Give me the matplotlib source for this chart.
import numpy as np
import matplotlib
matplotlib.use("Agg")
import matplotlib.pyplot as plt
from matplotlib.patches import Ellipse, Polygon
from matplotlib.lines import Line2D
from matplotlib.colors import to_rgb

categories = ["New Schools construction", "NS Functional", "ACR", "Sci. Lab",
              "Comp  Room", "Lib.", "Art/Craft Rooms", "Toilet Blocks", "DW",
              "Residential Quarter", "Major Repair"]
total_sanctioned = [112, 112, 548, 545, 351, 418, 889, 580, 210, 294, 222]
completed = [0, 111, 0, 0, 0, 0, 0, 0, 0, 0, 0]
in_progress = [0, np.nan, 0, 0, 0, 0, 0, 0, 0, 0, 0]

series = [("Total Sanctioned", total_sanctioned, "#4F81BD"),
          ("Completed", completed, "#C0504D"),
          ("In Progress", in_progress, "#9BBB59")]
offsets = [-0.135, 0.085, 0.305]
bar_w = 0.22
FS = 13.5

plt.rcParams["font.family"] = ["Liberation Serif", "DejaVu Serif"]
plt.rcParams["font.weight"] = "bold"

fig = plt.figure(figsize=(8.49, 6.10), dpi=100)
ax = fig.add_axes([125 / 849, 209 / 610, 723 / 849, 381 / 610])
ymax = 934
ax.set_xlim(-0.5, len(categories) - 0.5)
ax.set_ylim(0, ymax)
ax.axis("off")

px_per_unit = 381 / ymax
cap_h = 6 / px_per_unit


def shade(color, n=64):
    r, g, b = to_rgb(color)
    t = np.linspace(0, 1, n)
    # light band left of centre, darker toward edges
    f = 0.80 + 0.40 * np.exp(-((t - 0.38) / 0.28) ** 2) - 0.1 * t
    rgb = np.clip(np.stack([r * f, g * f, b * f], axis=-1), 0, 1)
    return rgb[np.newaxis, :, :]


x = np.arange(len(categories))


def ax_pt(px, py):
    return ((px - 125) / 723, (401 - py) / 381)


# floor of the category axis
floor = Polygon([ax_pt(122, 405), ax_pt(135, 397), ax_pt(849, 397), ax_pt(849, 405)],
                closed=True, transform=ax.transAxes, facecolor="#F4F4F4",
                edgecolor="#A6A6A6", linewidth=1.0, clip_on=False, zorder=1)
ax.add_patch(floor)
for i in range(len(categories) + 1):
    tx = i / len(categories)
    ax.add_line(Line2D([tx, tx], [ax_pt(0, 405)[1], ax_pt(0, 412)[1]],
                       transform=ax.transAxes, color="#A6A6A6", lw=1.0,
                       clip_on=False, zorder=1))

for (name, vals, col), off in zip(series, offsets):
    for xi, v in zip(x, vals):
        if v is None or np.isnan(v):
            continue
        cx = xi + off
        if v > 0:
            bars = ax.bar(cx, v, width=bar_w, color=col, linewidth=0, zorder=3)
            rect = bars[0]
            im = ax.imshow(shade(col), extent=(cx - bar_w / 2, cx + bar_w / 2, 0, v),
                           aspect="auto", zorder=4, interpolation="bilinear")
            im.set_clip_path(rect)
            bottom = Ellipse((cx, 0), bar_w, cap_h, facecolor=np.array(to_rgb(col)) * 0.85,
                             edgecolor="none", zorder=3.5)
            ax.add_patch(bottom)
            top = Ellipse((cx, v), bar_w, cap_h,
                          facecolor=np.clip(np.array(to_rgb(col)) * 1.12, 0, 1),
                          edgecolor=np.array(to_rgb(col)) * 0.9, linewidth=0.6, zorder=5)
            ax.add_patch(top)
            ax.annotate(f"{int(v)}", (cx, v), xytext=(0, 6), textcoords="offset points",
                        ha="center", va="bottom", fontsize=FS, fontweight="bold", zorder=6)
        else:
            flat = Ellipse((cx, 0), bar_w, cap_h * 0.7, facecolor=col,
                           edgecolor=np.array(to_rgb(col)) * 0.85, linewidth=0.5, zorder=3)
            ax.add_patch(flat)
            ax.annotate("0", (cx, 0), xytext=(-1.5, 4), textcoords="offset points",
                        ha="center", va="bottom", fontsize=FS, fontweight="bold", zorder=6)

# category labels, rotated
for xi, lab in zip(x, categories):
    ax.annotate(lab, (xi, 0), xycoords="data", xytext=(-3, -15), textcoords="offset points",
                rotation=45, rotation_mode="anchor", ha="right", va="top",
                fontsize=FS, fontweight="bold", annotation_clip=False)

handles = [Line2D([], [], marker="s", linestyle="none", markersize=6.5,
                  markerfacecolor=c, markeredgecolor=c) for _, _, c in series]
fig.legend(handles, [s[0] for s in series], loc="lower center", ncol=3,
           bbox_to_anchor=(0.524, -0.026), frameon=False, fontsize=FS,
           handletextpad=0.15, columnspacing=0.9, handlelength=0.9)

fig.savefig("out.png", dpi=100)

• • •

Retype all of the material above with every character intact.

### Solution to this problem
Give me the matplotlib source for this chart.
import numpy as np
import matplotlib
matplotlib.use("Agg")
import matplotlib.pyplot as plt
from matplotlib.patches import Ellipse, Polygon
from matplotlib.lines import Line2D
from matplotlib.colors import to_rgb

categories = ["New Schools construction", "NS Functional", "ACR", "Sci. Lab",
              "Comp  Room", "Lib.", "Art/Craft Rooms", "Toilet Blocks", "DW",
              "Residential Quarter", "Major Repair"]
total_sanctioned = [112, 112, 548, 545, 351, 418, 889, 580, 210, 294, 222]
completed = [0, 111, 0, 0, 0, 0, 0, 0, 0, 0, 0]
in_progress = [0, np.nan, 0, 0, 0, 0, 0, 0, 0, 0, 0]

series = [("Total Sanctioned", total_sanctioned, "#4F81BD"),
          ("Completed", completed, "#C0504D"),
          ("In Progress", in_progress, "#9BBB59")]
offsets = [-0.135, 0.085, 0.305]
bar_w = 0.22
FS = 13.5

plt.rcParams["font.family"] = ["Liberation Serif", "DejaVu Serif"]
plt.rcParams["font.weight"] = "bold"

fig = plt.figure(figsize=(8.49, 6.10), dpi=100)
ax = fig.add_axes([125 / 849, 209 / 610, 723 / 849, 381 / 610])
ymax = 934
ax.set_xlim(-0.5, len(categories) - 0.5)
ax.set_ylim(0, ymax)
ax.axis("off")

px_per_unit = 381 / ymax
cap_h = 6 / px_per_unit


def shade(color, n=64):
    r, g, b = to_rgb(color)
    t = np.linspace(0, 1, n)
    # light band left of centre, darker toward edges
    f = 0.80 + 0.40 * np.exp(-((t - 0.38) / 0.28) ** 2) - 0.1 * t
    rgb = np.clip(np.stack([r * f, g * f, b * f], axis=-1), 0, 1)
    return rgb[np.newaxis, :, :]


x = np.arange(len(categories))


def ax_pt(px, py):
    return ((px - 125) / 723, (401 - py) / 381)


# floor of the category axis
floor = Polygon([ax_pt(122, 405), ax_pt(135, 397), ax_pt(849, 397), ax_pt(849, 405)],
                closed=True, transform=ax.transAxes, facecolor="#F4F4F4",
                edgecolor="#A6A6A6", linewidth=1.0, clip_on=False, zorder=1)
ax.add_patch(floor)
for i in range(len(categories) + 1):
    tx = i / len(categories)
    ax.add_line(Line2D([tx, tx], [ax_pt(0, 405)[1], ax_pt(0, 412)[1]],
                       transform=ax.transAxes, color="#A6A6A6", lw=1.0,
                       clip_on=False, zorder=1))

for (name, vals, col), off in zip(series, offsets):
    for xi, v in zip(x, vals):
        if v is None or np.isnan(v):
            continue
        cx = xi + off
        if v > 0:
            bars = ax.bar(cx, v, width=bar_w, color=col, linewidth=0, zorder=3)
            rect = bars[0]
            im = ax.imshow(shade(col), extent=(cx - bar_w / 2, cx + bar_w / 2, 0, v),
                           aspect="auto", zorder=4, interpolation="bilinear")
            im.set_clip_path(rect)
            bottom = Ellipse((cx, 0), bar_w, cap_h, facecolor=np.array(to_rgb(col)) * 0.85,
                             edgecolor="none", zorder=3.5)
            ax.add_patch(bottom)
            top = Ellipse((cx, v), bar_w, cap_h,
                          facecolor=np.clip(np.array(to_rgb(col)) * 1.12, 0, 1),
                          edgecolor=np.array(to_rgb(col)) * 0.9, linewidth=0.6, zorder=5)
            ax.add_patch(top)
            ax.annotate(f"{int(v)}", (cx, v), xytext=(0, 6), textcoords="offset points",
                        ha="center", va="bottom", fontsize=FS, fontweight="bold", zorder=6)
        else:
            flat = Ellipse((cx, 0), bar_w, cap_h * 0.7, facecolor=col,
                           edgecolor=np.array(to_rgb(col)) * 0.85, linewidth=0.5, zorder=3)
            ax.add_patch(flat)
            ax.annotate("0", (cx, 0), xytext=(-1.5, 4), textcoords="offset points",
                        ha="center", va="bottom", fontsize=FS, fontweight="bold", zorder=6)

# category labels, rotated
for xi, lab in zip(x, categories):
    ax.annotate(lab, (xi, 0), xycoords="data", xytext=(-3, -15), textcoords="offset points",
                rotation=45, rotation_mode="anchor", ha="right", va="top",
                fontsize=FS, fontweight="bold", annotation_clip=False)

handles = [Line2D([], [], marker="s", linestyle="none", markersize=6.5,
                  markerfacecolor=c, markeredgecolor=c) for _, _, c in series]
fig.legend(handles, [s[0] for s in series], loc="lower center", ncol=3,
           bbox_to_anchor=(0.524, -0.026), frameon=False, fontsize=FS,
           handletextpad=0.15, columnspacing=0.9, handlelength=0.9)

fig.savefig("out.png", dpi=100)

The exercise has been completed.